Les milices paramilitaires d'extrême droite, armées dans les années 80 par de grands propriétaires terriens pour combattre les guérillas marxistes, ont été officiellement démobilisées entre 2003 et 2006. Mais des dissidents ont rejoint ou formé des gangs spécialisés dans le trafic de drogue et les mines clandestines. 

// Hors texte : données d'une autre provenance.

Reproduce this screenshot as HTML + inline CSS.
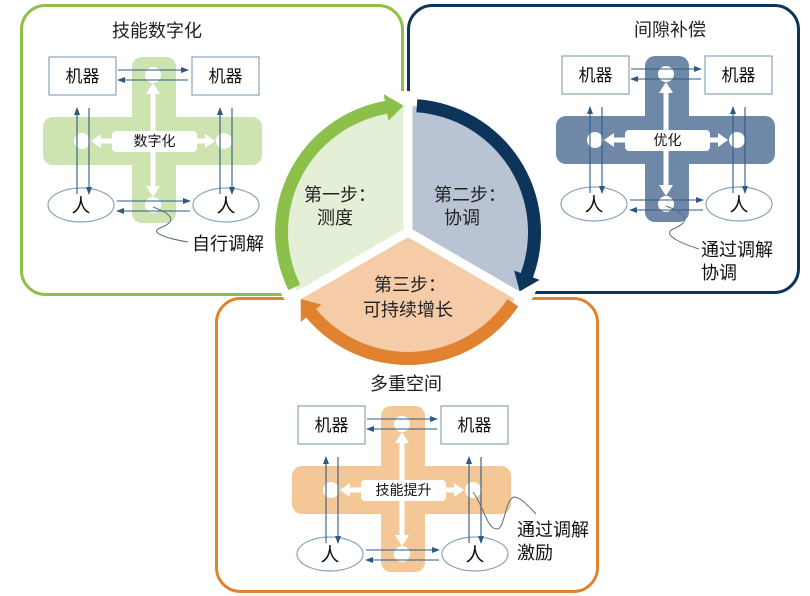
<!DOCTYPE html>
<html><head><meta charset="utf-8"><style>
html,body{margin:0;padding:0;background:#fff;}
svg{display:block;font-family:"Liberation Sans","Noto Sans CJK SC",sans-serif;}
</style></head><body>
<svg width="810" height="596" viewBox="0 0 810 596" xmlns="http://www.w3.org/2000/svg">
<defs>
<marker id="ah" markerWidth="8" markerHeight="6" refX="7" refY="3" orient="auto" markerUnits="userSpaceOnUse"><path d="M0,0 L8,3 L0,6 Z" fill="#2c5a85"/></marker>
<g id="cross">
 <rect x="132" y="57" width="44" height="166" rx="10"/>
 <rect x="43" y="117" width="219" height="48" rx="10"/>
 <g fill="#fff">
  <circle cx="153" cy="75" r="8"/><circle cx="82" cy="141" r="8"/><circle cx="224" cy="141" r="8"/><circle cx="153" cy="205" r="8"/>
  <rect x="112" y="131" width="85" height="21" rx="4"/>
  <rect x="150.5" y="92" width="5" height="96"/>
  <path d="M153,83 L160,94 L146,94 Z M153,197 L160,186 L146,186 Z"/>
  <rect x="98" y="138.5" width="110" height="5"/>
  <path d="M91,141 L101,134 L101,148 Z M215,141 L205,134 L205,148 Z"/>
 </g>
 <g fill="#fff" stroke="#8aa3bb" stroke-width="1.2">
  <rect x="49" y="57" width="67" height="38"/><rect x="192" y="57" width="67" height="38"/>
  <ellipse cx="81" cy="205" rx="33" ry="17"/><ellipse cx="226" cy="205" rx="33" ry="17"/>
 </g>
 <g stroke="#2c5a85" stroke-width="1.1" marker-end="url(#ah)">
  <line x1="118" y1="70" x2="188" y2="70"/><line x1="188" y1="80" x2="118" y2="80"/>
  <line x1="117" y1="201" x2="190" y2="201"/><line x1="190" y1="211" x2="117" y2="211"/>
  <line x1="77" y1="194" x2="77" y2="108"/><line x1="89" y1="108" x2="89" y2="194"/>
  <line x1="220" y1="194" x2="220" y2="108"/><line x1="232" y1="108" x2="232" y2="194"/>
 </g>
 <g font-size="17" fill="#111" text-anchor="middle">
  <text x="82.5" y="82">机器</text><text x="225.5" y="82">机器</text>
  <text x="81" y="212" font-size="19">人</text><text x="226" y="212" font-size="19">人</text>
 </g>
</g>
</defs>

<rect x="21.5" y="5.5" width="381" height="289" rx="24" fill="#fff" stroke="#8dc044" stroke-width="3"/>
<rect x="408.5" y="5.5" width="390" height="287" rx="24" fill="#fff" stroke="#0d3559" stroke-width="3"/>
<rect x="216.5" y="298.5" width="381" height="293" rx="24" fill="#fff" stroke="#e0822f" stroke-width="3"/>

<text x="157" y="37" font-size="18" text-anchor="middle" fill="#222">技能数字化</text>
<use href="#cross" fill="#cde3b0"/>
<text x="154.5" y="146" font-size="14" text-anchor="middle" fill="#111">数字化</text>
<path d="M153,207 C172,214 178,221 160,228 C148,233 170,239 188,242" fill="none" stroke="#5a6e80" stroke-width="1"/>
<text x="192" y="250" font-size="18" fill="#111">自行调解</text>

<g transform="translate(513,-1)">
<text x="157" y="37" font-size="18" text-anchor="middle" fill="#222">间隙补偿</text>
<use href="#cross" fill="#6f88a8"/>
<text x="154.5" y="146" font-size="14" text-anchor="middle" fill="#111">优化</text>
<path d="M153,207 C172,214 180,222 160,230 C148,236 170,245 186,250" fill="none" stroke="#5a6e80" stroke-width="1"/>
<text x="188" y="257" font-size="18" fill="#111">通过调解</text>
<text x="188" y="280" font-size="18" fill="#111">协调</text>
</g>

<g transform="translate(249,349)">
<text x="157" y="41" font-size="18" text-anchor="middle" fill="#222">多重空间</text>
<use href="#cross" fill="#f4c896"/>
<text x="154.5" y="146" font-size="14" text-anchor="middle" fill="#111">技能提升</text>
<path d="M224,143 C236,160 238,180 248,180 C256,180 256,150 265,148 C272,148 280,158 287,165" fill="none" stroke="#5a6e80" stroke-width="1"/>
<text x="268" y="187" font-size="18" fill="#111">通过调解</text>
<text x="268" y="210" font-size="18" fill="#111">激励</text>
</g>

<circle cx="408" cy="232" r="141" fill="#fff"/>
<path d="M408,232 L298.9,295 A126,126 0 0 1 408,106 Z" fill="#e3efd6"/>
<path d="M408,232 L408,106 A126,126 0 0 1 517.1,295 Z" fill="#b8c4d4"/>
<path d="M408,232 L517.1,295 A126,126 0 0 1 298.9,295 Z" fill="#f6cba8"/>
<path d="M288.5,290.3 A133,133 0 0 1 384.9,101 L383.7,94.1 L403.6,105.6 L388.4,120.7 L387.2,113.8 A120,120 0 0 0 300.1,284.6 Z" fill="#8cc04b"/>
<path d="M417.3,99.3 A133,133 0 0 1 533,277.5 L539.6,279.9 L519.7,291.4 L514.2,270.6 L520.8,273 A120,120 0 0 0 416.4,112.3 Z" fill="#0d3559"/>
<path d="M518.3,306.4 A133,133 0 0 1 306.1,317.5 L300.8,322 L300.7,299 L321.4,304.6 L316.1,309.1 A120,120 0 0 0 507.5,299.1 Z" fill="#e0822f"/>
<g stroke="#fff" stroke-width="9">
<line x1="408" y1="232" x2="408" y2="92"/>
<line x1="408" y1="232" x2="529" y2="302"/>
<line x1="408" y1="232" x2="287" y2="302"/>
</g>
<g font-size="18" fill="#222" text-anchor="middle">
<text x="340" y="201">第一步：</text><text x="335" y="224">测度</text>
<text x="470" y="201">第二步：</text><text x="462" y="224">协调</text>
<text x="410" y="291">第三步：</text><text x="408" y="316">可持续增长</text>
</g>
</svg>
</body></html>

Les Farc pourraient se retrouver en position vulnérable
Les ex-guérilleros craignent que leur démobilisation ne génère une vague de violences similaire à celle qui, en 1984, avait suivi un précédent processus de paix avorté sous la présidence de Belisario Betancur. Les attaques s'étaient soldées par l'extermination de la plupart des militants du parti de gauche Union patriotique (UP), qui voulaient se présenter à de futures élections.
 
A l'époque, quelque 3.000 membres de l'UP, dont deux candidats à la présidence, avaient été abattus par des paramilitaires en connivence avec des membres des forces de l'ordre. Ce souvenir hante les esprits.

Un paysan près de ses cultures de coca à Policarpa dans la province de Nariño (sud-ouest de la Colombie). (LUIS ROBAYO / AFP)

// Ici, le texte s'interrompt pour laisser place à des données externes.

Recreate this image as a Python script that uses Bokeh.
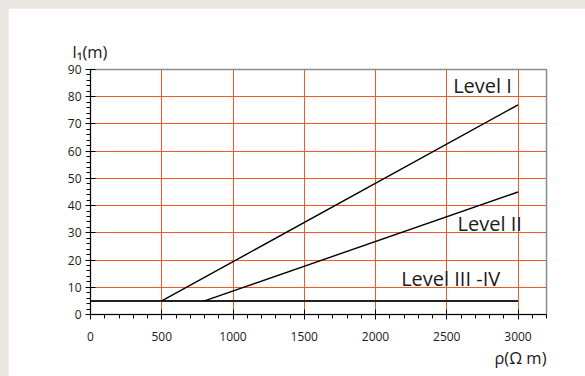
from bokeh.plotting import figure
from bokeh.models import Range1d, SingleIntervalTicker, FixedTicker, Label, Title
from bokeh.embed import file_html
from bokeh.resources import INLINE

# ---- data ----
level1_x = [500, 3000]
level1_y = [5, 77]
level2_x = [800, 3000]
level2_y = [5, 45]
level34_x = [0, 3000]
level34_y = [5, 5]
x_grid = [500, 1000, 1500, 2000, 2500, 3000]
y_grid = [10, 20, 30, 40, 50, 60, 70, 80]
labels = ["Level I", "Level II", "Level III -IV"]
y_title = "l\u2081(m)"
x_title = "\u03c1(\u03a9 m)"

FONT = "Open Sans"
GRID = "#f05a28"
TXT = "#1a1a1a"

p = figure(width=577, height=368, output_backend="svg", toolbar_location=None,
           x_range=Range1d(0, 3200), y_range=Range1d(0, 90),
           min_border_left=82, min_border_right=39, min_border_top=61, min_border_bottom=62,
           background_fill_color="white", border_fill_color="white")

p.outline_line_color = "#878e91"
p.outline_line_width = 1.5

for ax, interval in ((p.xaxis[0], 500), (p.yaxis[0], 10)):
    ax.ticker = SingleIntervalTicker(interval=interval, num_minor_ticks=5)
    ax.axis_line_color = "black"
    ax.axis_line_width = 1
    ax.major_tick_line_color = "black"
    ax.minor_tick_line_color = "black"
    ax.major_tick_in = 5
    ax.major_tick_out = 5
    ax.minor_tick_in = 0
    ax.minor_tick_out = 4
    ax.major_label_text_font = FONT
    ax.major_label_text_font_size = "12px"
    ax.major_label_text_color = TXT
p.xaxis.major_label_standoff = 12
p.yaxis.major_label_standoff = 4

p.xgrid.ticker = FixedTicker(ticks=x_grid)
p.ygrid.ticker = FixedTicker(ticks=y_grid)
p.xgrid.grid_line_color = GRID
p.ygrid.grid_line_color = GRID
p.xgrid.grid_line_width = 1
p.ygrid.grid_line_width = 1

p.line(level34_x, level34_y, line_color="#222222", line_width=2)
p.line(level1_x, level1_y, line_color="black", line_width=1.4)
p.line(level2_x, level2_y, line_color="black", line_width=1.4)

def lab(text, x, y, size):
    p.add_layout(Label(x=x, y=y, text=text,
                       text_font=FONT, text_font_size=size, text_color=TXT,
                       text_align="left", text_baseline="middle"))

lab(labels[0], 2545, 84.2, "20px")
lab(labels[1], 2576, 33.3, "20px")
lab(labels[2], 2180, 13.4, "20px")

p.add_layout(Title(text=y_title, align="left", offset=-18, standoff=14,
                   text_font=FONT, text_font_size="16.5px", text_font_style="normal",
                   text_color=TXT), "above")
p.add_layout(Title(text=x_title, align="right", offset=0, standoff=0,
                   text_font=FONT, text_font_size="16.5px", text_font_style="normal",
                   text_color=TXT), "below")

html = file_html(p, INLINE)
html = html.replace("<head>", "<head><style>html,body{background:#ebe7e3 !important;margin:0 !important;padding:0;overflow:hidden;} body{padding:8px 0 0 8px !important;}</style>", 1)
open("out.html", "w").write(html)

Les cultivateurs de coca en plein désarroi
L'accord de paix prévoit aussi dans son point N°4 de mettre en place un programme de substitution des cultures illicites, comme la coca, la marijuana et le pavot. Le plan établi avec les ex-rebelles des Farc et appelé à être mis en application avec leur concours, prévoit la culture de cacao et d'arbres fruitiers sur 50.000 hectares en 2017.

Mais les paysans redoutent ce changement: la disparition de la manne de la culture de la coca et son commerce facile. Les productions voulues par l'Etat seront sans doute plus difficiles à écouler en raison de l'accès difficile aux terres agricoles, aujourd'hui couvertes de plantes illicites. Assurer des revenus équivalents aux cultivateurs de coca, c'est le défi du gouvernement.

La Colombie est le premier producteur mondial de feuille de coca, plante sacrée des indigènes et composant de base de la cocaïne, avec 96.000 hectares de plantation. Le pays est aussi le premier producteur de cette drogue avec 646 tonnes en 2015, selon les derniers chiffres de l'ONU.